To express \(2x^2 - 3x\) in the form \(a(x + b)^2 + c\), we complete the square:

Start with the equation:

\(y = 2x^2 - 3x\)

Factor out the 2 from the quadratic terms:

\(y = 2(x^2 - \frac{3}{2}x)\)

Complete the square inside the parentheses:

Take half of the coefficient of \(x\), square it, and add and subtract inside the bracket:

\(x^2 - \frac{3}{2}x = \left(x - \frac{3}{4}\right)^2 - \left(\frac{3}{4}\right)^2\)
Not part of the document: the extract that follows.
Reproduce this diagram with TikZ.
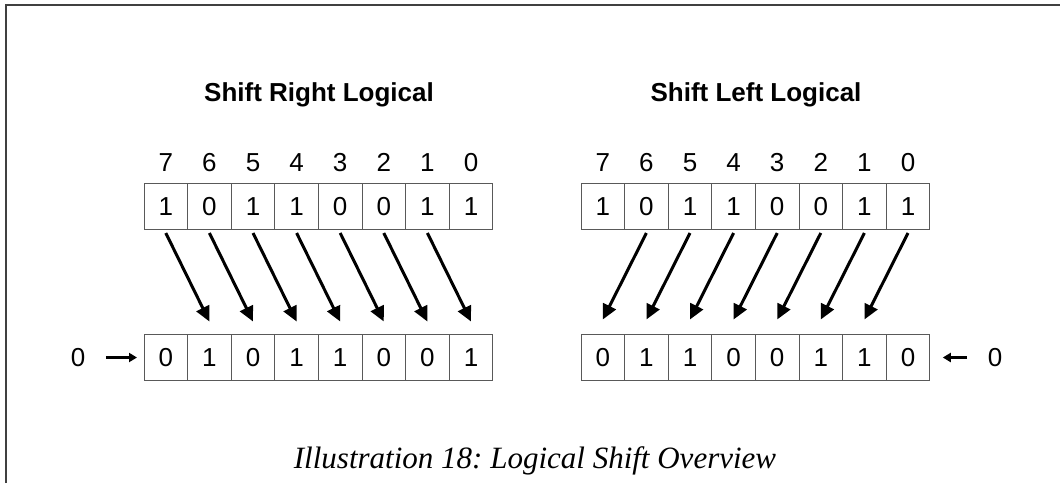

Substitute back into the equation:

\(y = 2\left(\left(x - \frac{3}{4}\right)^2 - \frac{9}{16}\right)\)

Distribute the 2:

\(y = 2\left(x - \frac{3}{4}\right)^2 - \frac{9}{8}\)

Thus, the equation in the form \(a(x + b)^2 + c\) is:

\(y = 2\left(x - \frac{3}{4}\right)^2 - \frac{9}{8}\)

The vertex form \(a(x - h)^2 + k\) gives the vertex \((h, k)\).

So, the vertex is \(\left(\frac{3}{4}, -\frac{9}{8}\right)\).